In terms of the Listings Requirements of the JSE Limited, the following disclosures are required with reference to special resolution number 1, some of which are set out elsewhere in this annual report:

  • Directors and management – refer page 7

  • Major shareholders of the Company – refer page 74

  • Directors' interests in the Company's securities – refer page 7

  • Share capital – refer page 56

Litigation statement

The directors of the Company, whose names are given on page 7 of this annual report, are not aware of any legal or arbitration proceedings, pending or threatened against the Group, which may have or have had, in the 12 months preceding the date of this notice, a material effect on the Group's financial position.

Directors' responsibility statement

The directors, whose names are given on page 7 of this annual report, collectively and individually accept responsibility for the accuracy of the information given and certify that to the best of their knowledge and belief there are no facts that have been omitted which would make any statement false or misleading, and that all reasonable enquiries to ascertain such facts have been made and that the annual report contains all the information required by law and the Listings Requirements of the JSE Limited.

Material change

Other than the facts and developments reported in this annual report, there has been no material change in the affairs, financial or trading position of the Group since the signature date of this annual report and the posting date hereof.

Voting and proxies

A member is entitled to attend and vote at the meeting or appoint a proxy to attend, vote and speak in his stead. A proxy need not be a member of the Company.

On a show of hands every shareholder present in person or by proxy and, if a member is a body corporate, its representative, shall have one vote and on a poll every shareholder present in person or proxy and, if the person is a body corporate, its representative, shall have one vote for every share held or represented.

A form of proxy is attached for completion by registered certificated shareholders and dematerialised shareholders with own-name registration who are unable to attend the annual general meeting in person, but who wish to be represented thereat. Forms of proxy must be completed and received by the Company Secretary at the registered office, by no later than 14:00 on 26 July 2010, being no less than 48 hours before the time of holding the annual general meeting. Registered certificated shareholders and dematerialised shareholders with own name registration who complete and lodge forms of proxy will nevertheless be entitled to attend and vote in person at the annual general meeting to the exclusion of their appointed proxy(ies) should such member wish to do so.

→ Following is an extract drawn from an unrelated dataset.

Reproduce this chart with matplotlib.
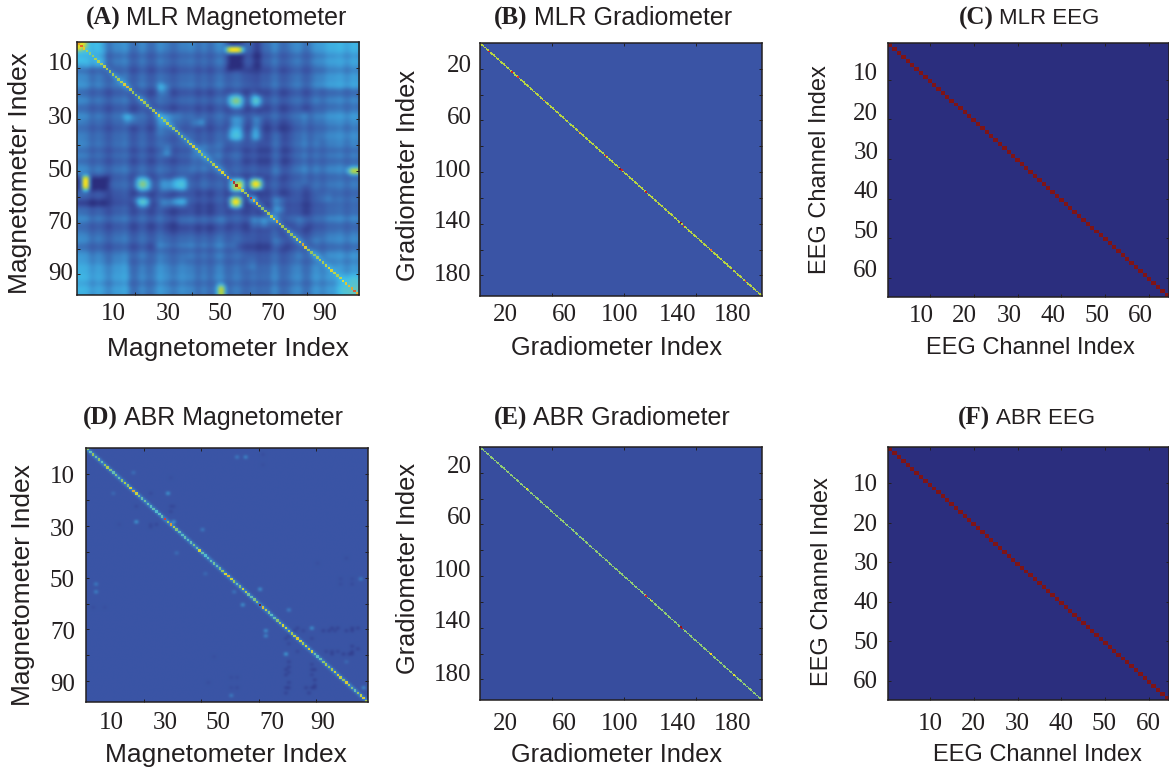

Dematerialised shareholders, other than those with own name registrations, must inform their CSDP or broker of their intention to attend the annual general meeting and obtain the necessary authorisation from their CSDP or broker to attend the annual general meeting or provide their CSDP or broker with their voting instructions should they not be able to attend the annual general meeting in person but wish to be represented thereat. This must be done in terms of the agreement entered into between the shareholder and the CSDP or broker concerned.

Certificated shareholders whose shares are held through a nominee or broker, must inform their nominee or broker of their intention to attend the annual general meeting and obtain the necessary Letter of Representation from their nominee or broker or provide their nominee or broker with their voting instructions should they not be able to attend the annual general meeting in person.